I have installed Lets Encrypt following this tutorial
And it seems to be working all correctly it passed correctly test on https://www.ssllabs.com/ssltest/index.html but, my concern is on step 6 when setting up server crontab to auto-renew SSL certificate if it so, it automatically renews certificate and to be sure that I installed lets encrypt correctly.
I had just tried this command => sudo certbot renew --dry-run
and got the following output
user@user:~$ sudo certbot renew --dry-run
Saving debug log to /var/log/letsencrypt/letsencrypt.log
Attempting to parse the version 1.0.0 renewal configuration file found at /etc/letsencrypt/renewal/mydomain.com.conf with version 0.31.0 of Certbot. This might not work.
Cert not due for renewal, but simulating renewal for dry run
Plugins selected: Authenticator apache, Installer apache
Renewing an existing certificate
Performing the following challenges:
http-01 challenge for mydomain.com
http-01 challenge for www.mydomain.com
Waiting for verification…
Cleaning up challenges
new certificate deployed with reload of apache server; fullchain is
/etc/letsencrypt/live/mydomain.com/fullchain.pem
** DRY RUN: simulating ‘certbot renew’ close to cert expiry
** (The test certificates below have not been saved.)
Congratulations, all renewals succeeded.
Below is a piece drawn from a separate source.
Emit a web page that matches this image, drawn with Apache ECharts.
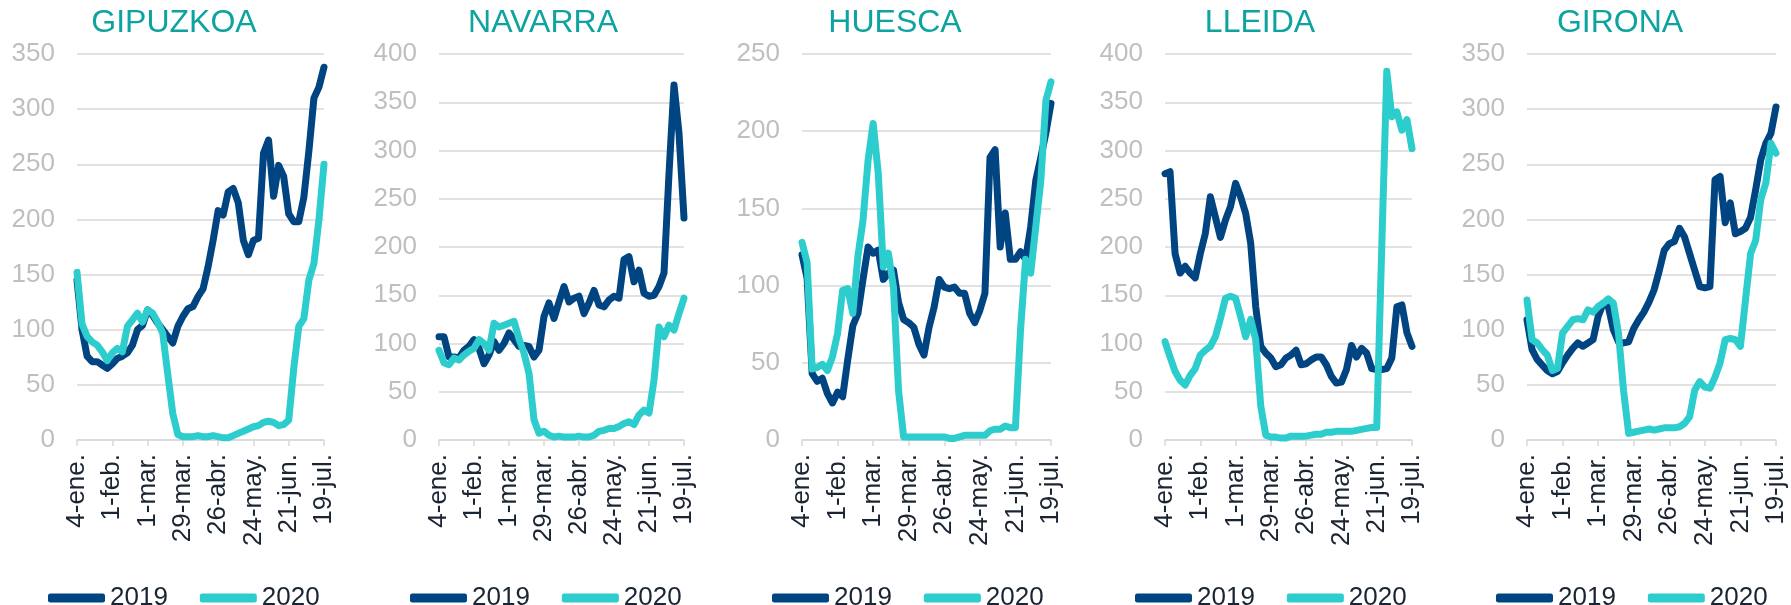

The following certs have been renewed:
/etc/letsencrypt/live/mydomain.com/fullchain.pem (success)
** DRY RUN: simulating ‘certbot renew’ close to cert expiry
** (The test certificates above have not been saved.)
IMPORTANT NOTES:
Your account credentials have been saved in your Certbot
configuration directory at /etc/letsencrypt. You should make a
secure backup of this folder now. This configuration directory will
also contain certificates and private keys obtained by Certbot so
making regular backups of this folder is ideal.
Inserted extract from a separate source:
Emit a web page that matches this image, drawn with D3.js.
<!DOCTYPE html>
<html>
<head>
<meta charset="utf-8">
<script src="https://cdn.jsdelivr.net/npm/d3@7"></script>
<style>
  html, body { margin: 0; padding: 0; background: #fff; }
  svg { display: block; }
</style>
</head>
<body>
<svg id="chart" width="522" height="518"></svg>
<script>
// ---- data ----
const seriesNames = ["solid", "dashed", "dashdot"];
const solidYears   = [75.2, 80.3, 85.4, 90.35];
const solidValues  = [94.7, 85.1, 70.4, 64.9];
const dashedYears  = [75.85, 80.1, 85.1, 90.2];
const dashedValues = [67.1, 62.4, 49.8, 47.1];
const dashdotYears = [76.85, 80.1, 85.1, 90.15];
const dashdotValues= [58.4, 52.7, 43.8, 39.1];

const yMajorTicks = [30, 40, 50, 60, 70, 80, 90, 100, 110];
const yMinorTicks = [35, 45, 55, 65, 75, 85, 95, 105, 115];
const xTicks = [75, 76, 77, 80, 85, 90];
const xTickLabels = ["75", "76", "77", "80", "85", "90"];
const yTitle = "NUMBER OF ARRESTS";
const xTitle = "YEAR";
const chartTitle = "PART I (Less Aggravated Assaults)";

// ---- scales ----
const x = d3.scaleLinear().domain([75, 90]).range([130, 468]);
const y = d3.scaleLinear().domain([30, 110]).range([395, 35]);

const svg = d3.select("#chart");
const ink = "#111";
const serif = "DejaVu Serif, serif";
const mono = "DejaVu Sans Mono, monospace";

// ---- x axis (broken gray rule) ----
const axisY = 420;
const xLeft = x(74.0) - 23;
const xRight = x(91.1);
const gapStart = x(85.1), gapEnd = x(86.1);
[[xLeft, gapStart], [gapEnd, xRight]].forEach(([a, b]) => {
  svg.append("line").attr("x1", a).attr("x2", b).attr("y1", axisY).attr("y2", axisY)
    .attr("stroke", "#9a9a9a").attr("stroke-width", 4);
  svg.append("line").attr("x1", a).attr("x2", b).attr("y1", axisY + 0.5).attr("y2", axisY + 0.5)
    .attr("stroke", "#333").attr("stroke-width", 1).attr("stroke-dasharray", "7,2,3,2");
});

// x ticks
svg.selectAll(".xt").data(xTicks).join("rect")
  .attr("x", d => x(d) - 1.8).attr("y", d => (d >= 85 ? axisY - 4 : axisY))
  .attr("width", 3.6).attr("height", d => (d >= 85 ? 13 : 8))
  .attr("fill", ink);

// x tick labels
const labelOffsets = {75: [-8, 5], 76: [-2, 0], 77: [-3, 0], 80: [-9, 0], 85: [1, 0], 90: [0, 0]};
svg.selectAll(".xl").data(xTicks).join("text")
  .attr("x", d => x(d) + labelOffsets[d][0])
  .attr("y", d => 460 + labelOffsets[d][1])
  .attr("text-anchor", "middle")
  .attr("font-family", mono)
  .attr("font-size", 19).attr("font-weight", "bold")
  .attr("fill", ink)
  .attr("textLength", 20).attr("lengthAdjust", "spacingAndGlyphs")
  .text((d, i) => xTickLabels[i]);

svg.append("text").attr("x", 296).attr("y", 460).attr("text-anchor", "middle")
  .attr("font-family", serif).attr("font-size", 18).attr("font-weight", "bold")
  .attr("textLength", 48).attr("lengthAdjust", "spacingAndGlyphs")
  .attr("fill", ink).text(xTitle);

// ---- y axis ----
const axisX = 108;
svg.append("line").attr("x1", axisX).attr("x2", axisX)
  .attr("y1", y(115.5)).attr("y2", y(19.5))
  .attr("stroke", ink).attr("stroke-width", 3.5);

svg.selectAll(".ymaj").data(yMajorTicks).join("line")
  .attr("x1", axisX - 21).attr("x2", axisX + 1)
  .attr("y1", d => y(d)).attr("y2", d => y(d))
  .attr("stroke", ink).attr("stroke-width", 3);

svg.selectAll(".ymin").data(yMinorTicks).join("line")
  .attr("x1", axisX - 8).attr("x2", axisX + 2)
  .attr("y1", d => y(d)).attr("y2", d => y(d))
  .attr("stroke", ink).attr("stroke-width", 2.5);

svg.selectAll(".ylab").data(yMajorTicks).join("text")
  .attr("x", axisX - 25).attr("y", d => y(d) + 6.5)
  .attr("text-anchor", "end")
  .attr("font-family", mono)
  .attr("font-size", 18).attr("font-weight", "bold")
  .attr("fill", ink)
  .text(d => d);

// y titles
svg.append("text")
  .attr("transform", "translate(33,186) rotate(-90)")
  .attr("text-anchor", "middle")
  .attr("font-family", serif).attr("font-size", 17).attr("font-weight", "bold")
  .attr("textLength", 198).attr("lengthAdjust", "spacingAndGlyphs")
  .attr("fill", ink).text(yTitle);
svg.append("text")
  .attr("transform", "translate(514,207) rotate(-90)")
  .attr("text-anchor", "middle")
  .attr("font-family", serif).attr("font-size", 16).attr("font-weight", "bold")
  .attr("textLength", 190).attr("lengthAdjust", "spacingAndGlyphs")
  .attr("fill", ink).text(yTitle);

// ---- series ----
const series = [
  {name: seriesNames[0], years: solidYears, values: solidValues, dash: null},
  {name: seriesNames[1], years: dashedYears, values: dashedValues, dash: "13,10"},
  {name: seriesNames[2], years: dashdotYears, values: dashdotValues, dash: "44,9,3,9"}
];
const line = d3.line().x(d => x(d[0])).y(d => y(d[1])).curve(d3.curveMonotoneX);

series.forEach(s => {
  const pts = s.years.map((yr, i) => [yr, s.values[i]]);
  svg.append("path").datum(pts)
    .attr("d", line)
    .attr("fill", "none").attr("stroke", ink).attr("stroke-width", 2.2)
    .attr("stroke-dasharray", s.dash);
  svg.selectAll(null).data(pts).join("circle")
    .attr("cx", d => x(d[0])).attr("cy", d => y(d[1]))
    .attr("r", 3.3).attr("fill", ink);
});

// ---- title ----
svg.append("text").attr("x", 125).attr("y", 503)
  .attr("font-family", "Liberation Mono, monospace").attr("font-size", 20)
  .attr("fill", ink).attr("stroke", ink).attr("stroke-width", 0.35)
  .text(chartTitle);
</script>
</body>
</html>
If your user account requires a password in order to sudo, putting sudo in a crontab command will probably not work because the automated scheduler won’t be able to supply the correct password. The renewal task should instead be placed in a crontab file where commands are already run with the necessary privileges, such as the root user’s crontab—or you can use the automated scheduling that likely already came with your Certbot package because since you’re using certbot rather than certbot-auto it looks like you’ve probably installed Certbot with a package manager, which normally sets up automated renewal for you automatically.
Attempting to parse the version 1.0.0 renewal configuration file found at /etc/letsencrypt/renewal/mydomain.com.conf with version 0.31.0 of Certbot. This might not work.
shows that you have two different versions of Certbot—one of them as part of your operating system installed via a package manager (perhaps with apt), and the other one that you downloaded with certbot-auto following the tutorial's instructions.
Only one of the two should be necessary, and the operating system version one, at least, probably already has an autorenewal mechanism set up.
Despite the warning about incompatible versions, I don't think there's anything in particular that will be a problem in practice between 0.31.0 and 1.0.0 Certbot renewal configuration files.
I would suggest using your OS-packaged version if you don’t have a specific reason not to. It probably already has automated renewals set up using a systemd timer.